Exercise prompt: Restate the full listing word for word and leave the pictures out.

[Collected data entries]
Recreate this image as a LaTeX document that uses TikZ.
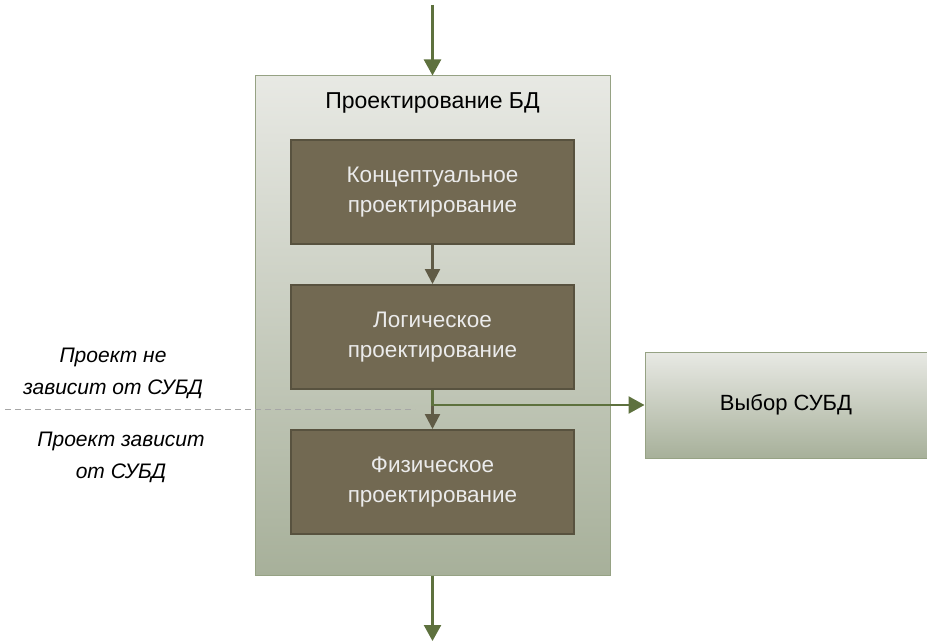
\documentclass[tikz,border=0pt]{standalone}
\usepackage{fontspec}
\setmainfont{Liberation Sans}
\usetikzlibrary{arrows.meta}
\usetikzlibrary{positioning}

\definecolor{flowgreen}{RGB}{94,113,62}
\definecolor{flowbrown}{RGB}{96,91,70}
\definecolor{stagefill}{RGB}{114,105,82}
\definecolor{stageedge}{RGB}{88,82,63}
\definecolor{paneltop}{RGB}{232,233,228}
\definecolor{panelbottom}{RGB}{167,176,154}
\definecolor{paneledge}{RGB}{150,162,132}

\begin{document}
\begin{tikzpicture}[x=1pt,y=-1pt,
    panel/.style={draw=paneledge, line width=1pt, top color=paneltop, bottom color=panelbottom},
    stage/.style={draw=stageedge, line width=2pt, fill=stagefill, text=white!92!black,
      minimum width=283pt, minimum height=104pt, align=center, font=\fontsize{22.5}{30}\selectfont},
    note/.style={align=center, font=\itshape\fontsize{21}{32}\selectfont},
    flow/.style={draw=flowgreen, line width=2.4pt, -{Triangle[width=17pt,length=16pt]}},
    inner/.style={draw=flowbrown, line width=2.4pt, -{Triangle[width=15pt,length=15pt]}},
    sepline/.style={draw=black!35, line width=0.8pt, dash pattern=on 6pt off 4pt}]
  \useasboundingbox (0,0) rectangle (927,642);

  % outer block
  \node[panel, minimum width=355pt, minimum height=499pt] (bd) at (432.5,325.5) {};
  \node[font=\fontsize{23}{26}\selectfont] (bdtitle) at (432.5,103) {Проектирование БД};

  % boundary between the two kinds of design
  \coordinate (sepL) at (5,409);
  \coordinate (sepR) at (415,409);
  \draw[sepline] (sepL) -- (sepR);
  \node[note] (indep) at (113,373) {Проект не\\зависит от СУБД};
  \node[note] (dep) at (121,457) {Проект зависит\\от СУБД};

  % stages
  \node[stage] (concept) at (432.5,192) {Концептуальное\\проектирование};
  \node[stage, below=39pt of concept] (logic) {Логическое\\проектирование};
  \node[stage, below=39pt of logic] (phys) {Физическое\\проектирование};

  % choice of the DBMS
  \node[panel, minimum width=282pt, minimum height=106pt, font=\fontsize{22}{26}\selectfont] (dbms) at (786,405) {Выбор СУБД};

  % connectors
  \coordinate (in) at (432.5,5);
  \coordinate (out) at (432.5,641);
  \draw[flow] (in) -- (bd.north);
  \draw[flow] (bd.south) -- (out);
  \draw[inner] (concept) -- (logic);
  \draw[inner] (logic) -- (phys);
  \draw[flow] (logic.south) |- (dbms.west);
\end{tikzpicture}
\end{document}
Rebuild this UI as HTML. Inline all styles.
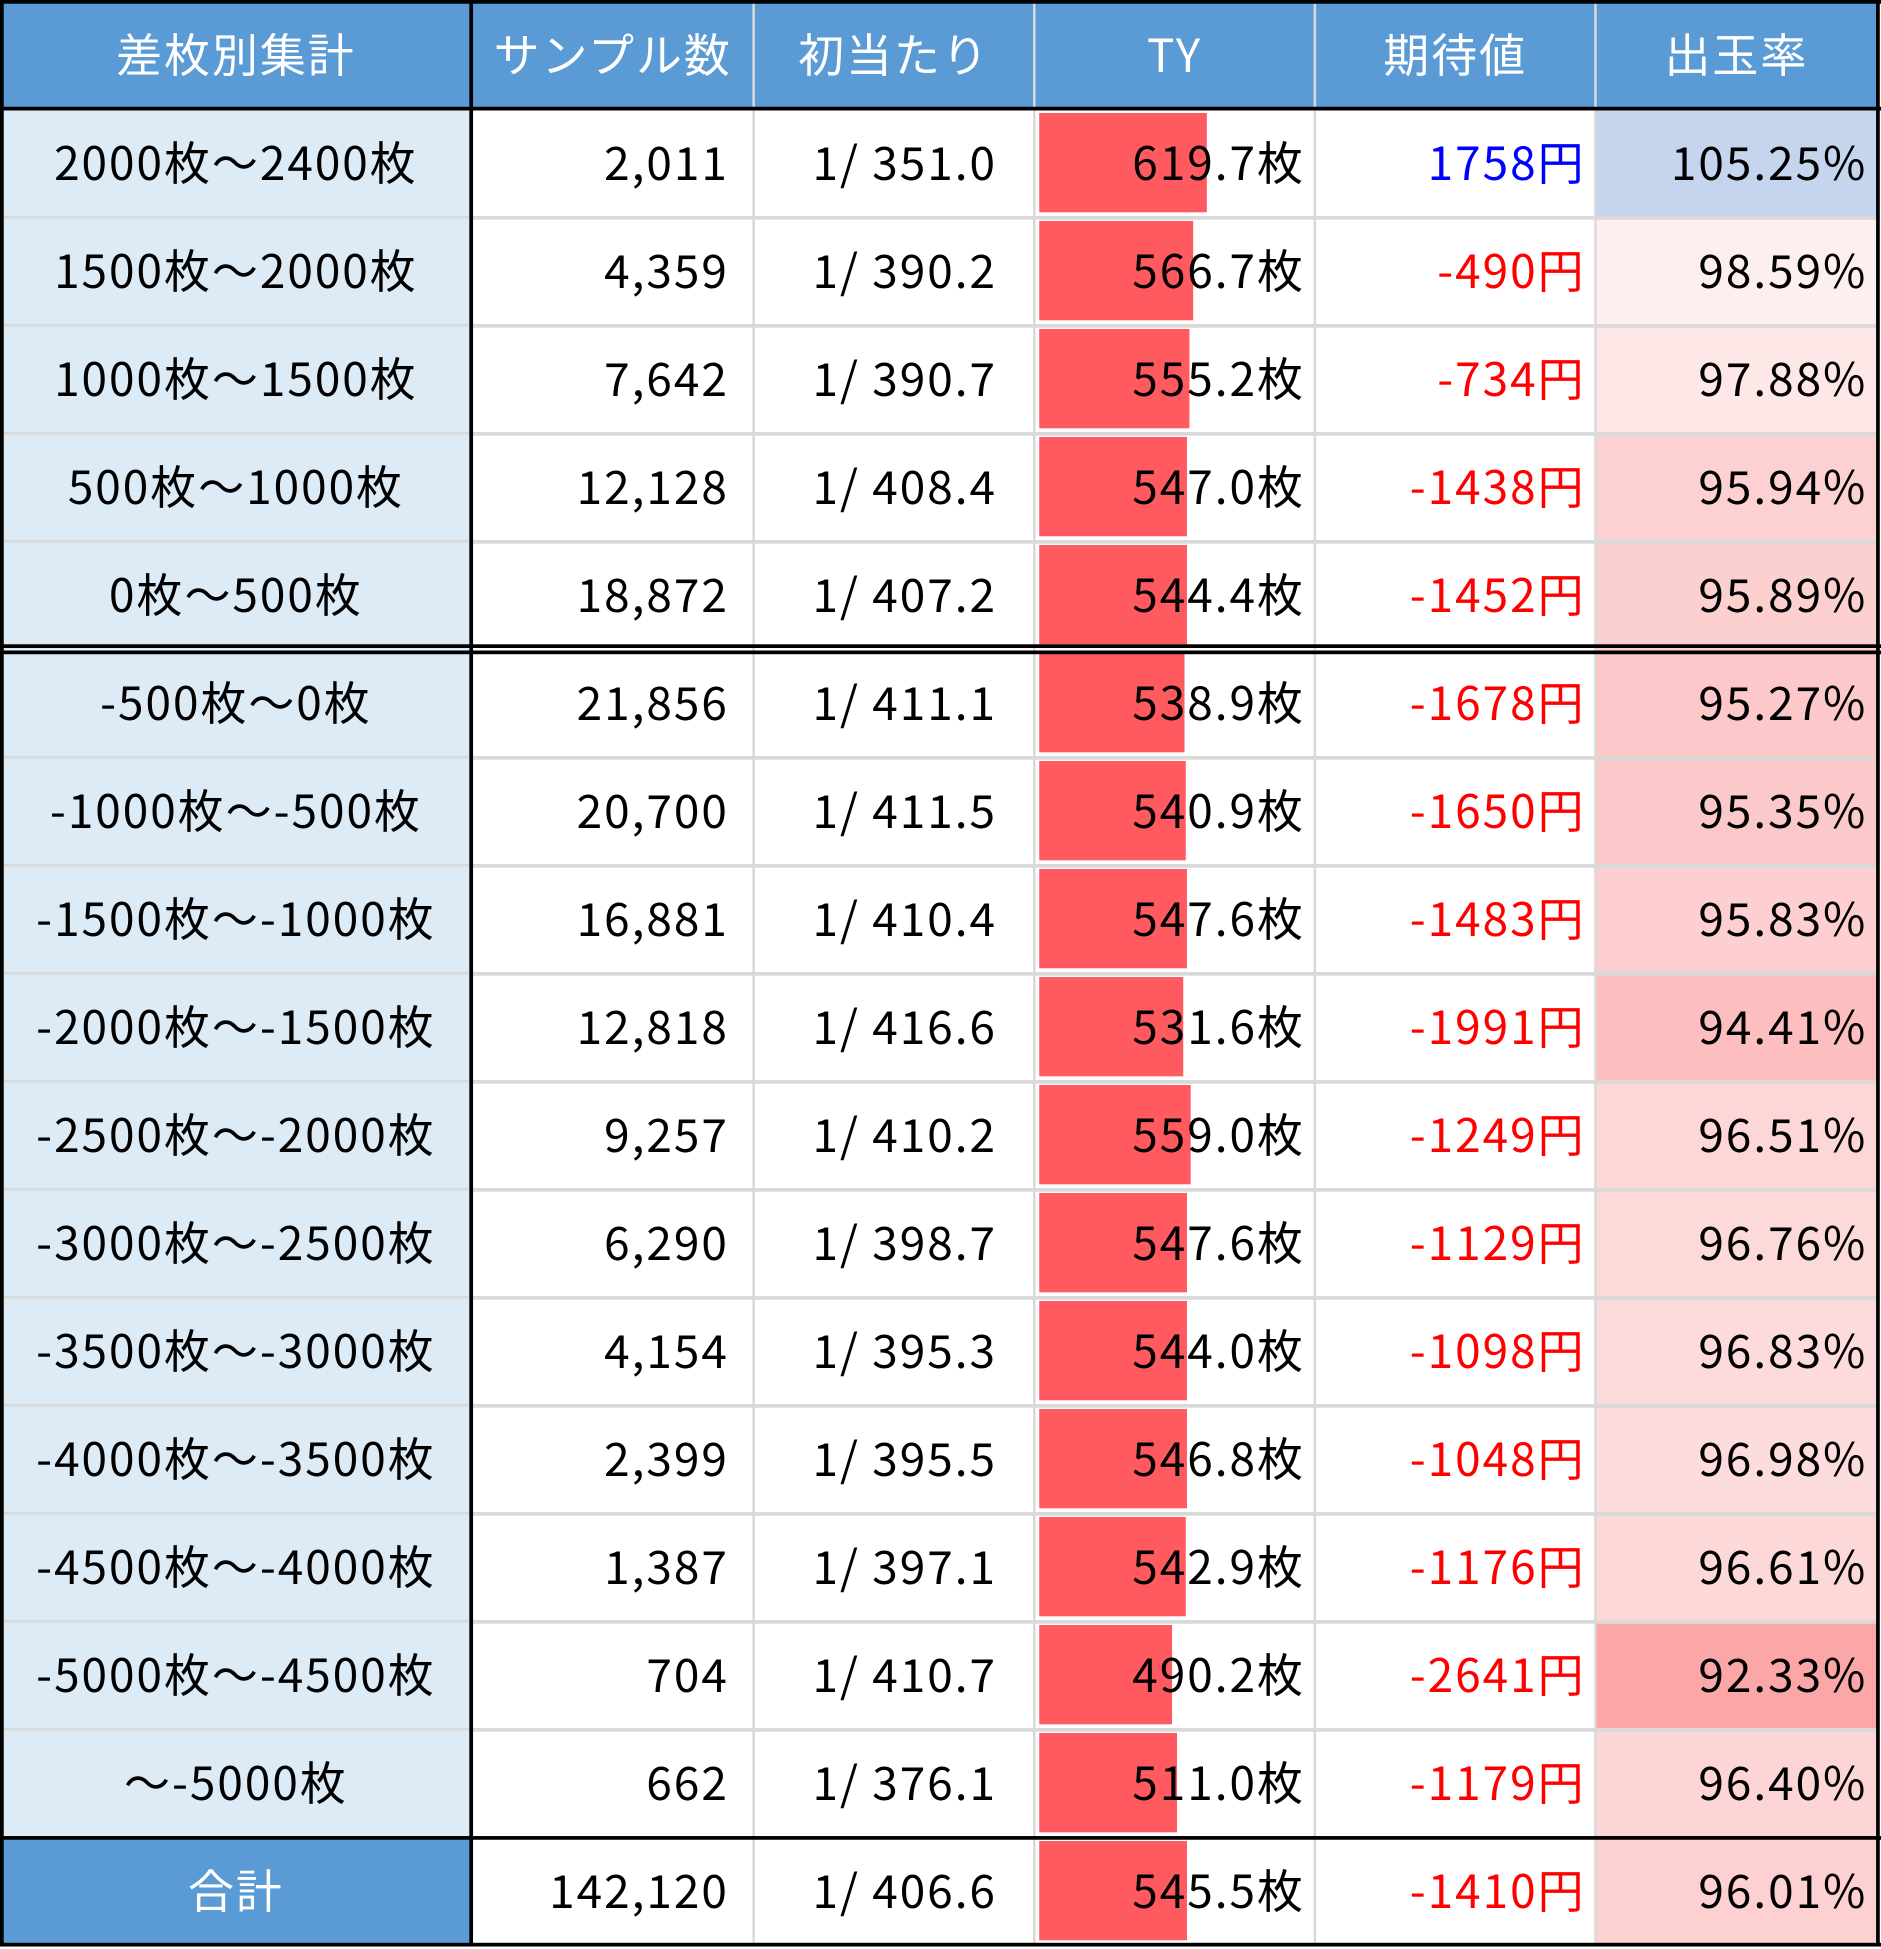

Final result:
Recreate this image as a LaTeX document that uses TikZ.
\documentclass[tikz,border=0pt]{standalone}
\usepackage{fontspec}
\setmainfont{Liberation Sans}
\usetikzlibrary{arrows.meta}
\usetikzlibrary{positioning}

\definecolor{flowgreen}{RGB}{94,113,62}
\definecolor{flowbrown}{RGB}{96,91,70}
\definecolor{stagefill}{RGB}{114,105,82}
\definecolor{stageedge}{RGB}{88,82,63}
\definecolor{paneltop}{RGB}{232,233,228}
\definecolor{panelbottom}{RGB}{167,176,154}
\definecolor{paneledge}{RGB}{150,162,132}

\begin{document}
\begin{tikzpicture}[x=1pt,y=-1pt,
    panel/.style={draw=paneledge, line width=1pt, top color=paneltop, bottom color=panelbottom},
    stage/.style={draw=stageedge, line width=2pt, fill=stagefill, text=white!92!black,
      minimum width=283pt, minimum height=104pt, align=center, font=\fontsize{22.5}{30}\selectfont},
    note/.style={align=center, font=\itshape\fontsize{21}{32}\selectfont},
    flow/.style={draw=flowgreen, line width=2.4pt, -{Triangle[width=17pt,length=16pt]}},
    inner/.style={draw=flowbrown, line width=2.4pt, -{Triangle[width=15pt,length=15pt]}},
    sepline/.style={draw=black!35, line width=0.8pt, dash pattern=on 6pt off 4pt}]
  \useasboundingbox (0,0) rectangle (927,642);

  % outer block
  \node[panel, minimum width=355pt, minimum height=499pt] (bd) at (432.5,325.5) {};
  \node[font=\fontsize{23}{26}\selectfont] (bdtitle) at (432.5,103) {Проектирование БД};

  % boundary between the two kinds of design
  \coordinate (sepL) at (5,409);
  \coordinate (sepR) at (415,409);
  \draw[sepline] (sepL) -- (sepR);
  \node[note] (indep) at (113,373) {Проект не\\зависит от СУБД};
  \node[note] (dep) at (121,457) {Проект зависит\\от СУБД};

  % stages
  \node[stage] (concept) at (432.5,192) {Концептуальное\\проектирование};
  \node[stage, below=39pt of concept] (logic) {Логическое\\проектирование};
  \node[stage, below=39pt of logic] (phys) {Физическое\\проектирование};

  % choice of the DBMS
  \node[panel, minimum width=282pt, minimum height=106pt, font=\fontsize{22}{26}\selectfont] (dbms) at (786,405) {Выбор СУБД};

  % connectors
  \coordinate (in) at (432.5,5);
  \coordinate (out) at (432.5,641);
  \draw[flow] (in) -- (bd.north);
  \draw[flow] (bd.south) -- (out);
  \draw[inner] (concept) -- (logic);
  \draw[inner] (logic) -- (phys);
  \draw[flow] (logic.south) |- (dbms.west);
\end{tikzpicture}
\end{document}
Rebuild this UI as HTML. Inline all styles.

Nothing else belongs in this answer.